[Entries with chart source code]

============================================================

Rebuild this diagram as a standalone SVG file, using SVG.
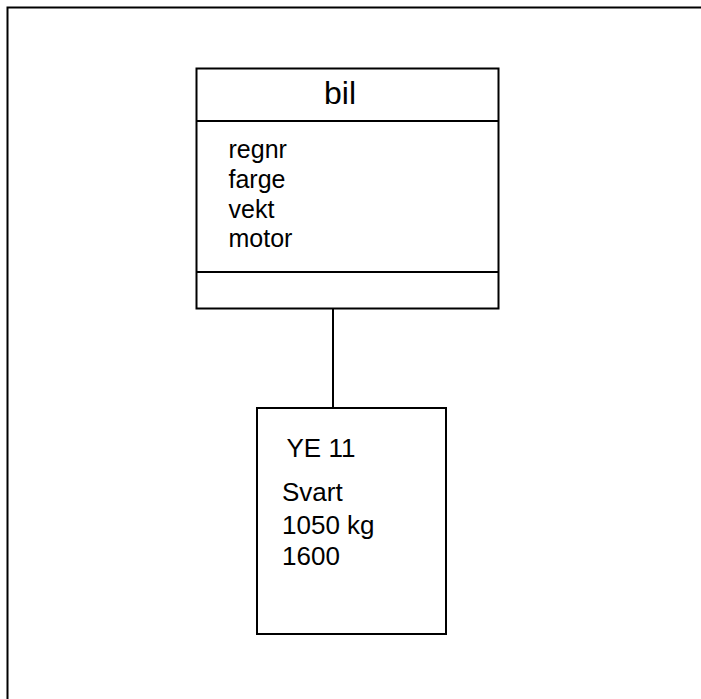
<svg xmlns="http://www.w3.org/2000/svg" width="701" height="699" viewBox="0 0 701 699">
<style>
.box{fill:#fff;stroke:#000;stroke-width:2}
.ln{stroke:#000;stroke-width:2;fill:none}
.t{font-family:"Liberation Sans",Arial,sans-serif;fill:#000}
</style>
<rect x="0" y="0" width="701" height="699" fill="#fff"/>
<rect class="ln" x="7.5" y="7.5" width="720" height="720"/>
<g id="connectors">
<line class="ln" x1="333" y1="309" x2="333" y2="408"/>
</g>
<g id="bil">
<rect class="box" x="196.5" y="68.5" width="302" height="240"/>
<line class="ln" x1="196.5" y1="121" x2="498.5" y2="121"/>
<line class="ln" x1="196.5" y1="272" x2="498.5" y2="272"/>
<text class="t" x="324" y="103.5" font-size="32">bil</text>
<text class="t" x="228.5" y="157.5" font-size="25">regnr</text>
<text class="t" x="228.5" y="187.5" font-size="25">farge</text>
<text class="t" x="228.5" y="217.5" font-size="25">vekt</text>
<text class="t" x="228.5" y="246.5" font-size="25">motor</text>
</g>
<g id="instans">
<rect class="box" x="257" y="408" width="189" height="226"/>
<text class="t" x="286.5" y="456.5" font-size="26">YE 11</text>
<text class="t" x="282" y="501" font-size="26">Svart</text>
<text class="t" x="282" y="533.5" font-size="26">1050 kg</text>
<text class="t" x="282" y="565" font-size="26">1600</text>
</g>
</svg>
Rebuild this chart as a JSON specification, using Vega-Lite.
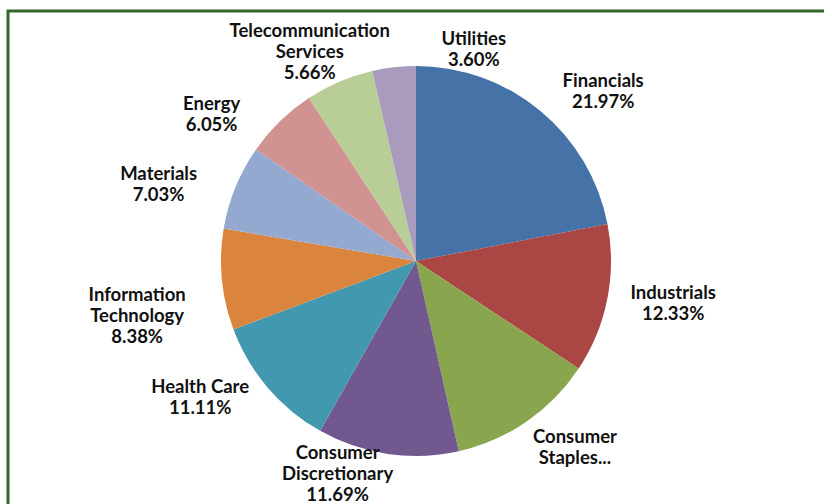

============================================================

## To do
Working from the lines above, reproduce the material exactly and exclude its pictures.

## Output for this task
Rebuild this diagram as a standalone SVG file, using SVG.
<svg xmlns="http://www.w3.org/2000/svg" width="701" height="699" viewBox="0 0 701 699">
<style>
.box{fill:#fff;stroke:#000;stroke-width:2}
.ln{stroke:#000;stroke-width:2;fill:none}
.t{font-family:"Liberation Sans",Arial,sans-serif;fill:#000}
</style>
<rect x="0" y="0" width="701" height="699" fill="#fff"/>
<rect class="ln" x="7.5" y="7.5" width="720" height="720"/>
<g id="connectors">
<line class="ln" x1="333" y1="309" x2="333" y2="408"/>
</g>
<g id="bil">
<rect class="box" x="196.5" y="68.5" width="302" height="240"/>
<line class="ln" x1="196.5" y1="121" x2="498.5" y2="121"/>
<line class="ln" x1="196.5" y1="272" x2="498.5" y2="272"/>
<text class="t" x="324" y="103.5" font-size="32">bil</text>
<text class="t" x="228.5" y="157.5" font-size="25">regnr</text>
<text class="t" x="228.5" y="187.5" font-size="25">farge</text>
<text class="t" x="228.5" y="217.5" font-size="25">vekt</text>
<text class="t" x="228.5" y="246.5" font-size="25">motor</text>
</g>
<g id="instans">
<rect class="box" x="257" y="408" width="189" height="226"/>
<text class="t" x="286.5" y="456.5" font-size="26">YE 11</text>
<text class="t" x="282" y="501" font-size="26">Svart</text>
<text class="t" x="282" y="533.5" font-size="26">1050 kg</text>
<text class="t" x="282" y="565" font-size="26">1600</text>
</g>
</svg>
Rebuild this chart as a JSON specification, using Vega-Lite.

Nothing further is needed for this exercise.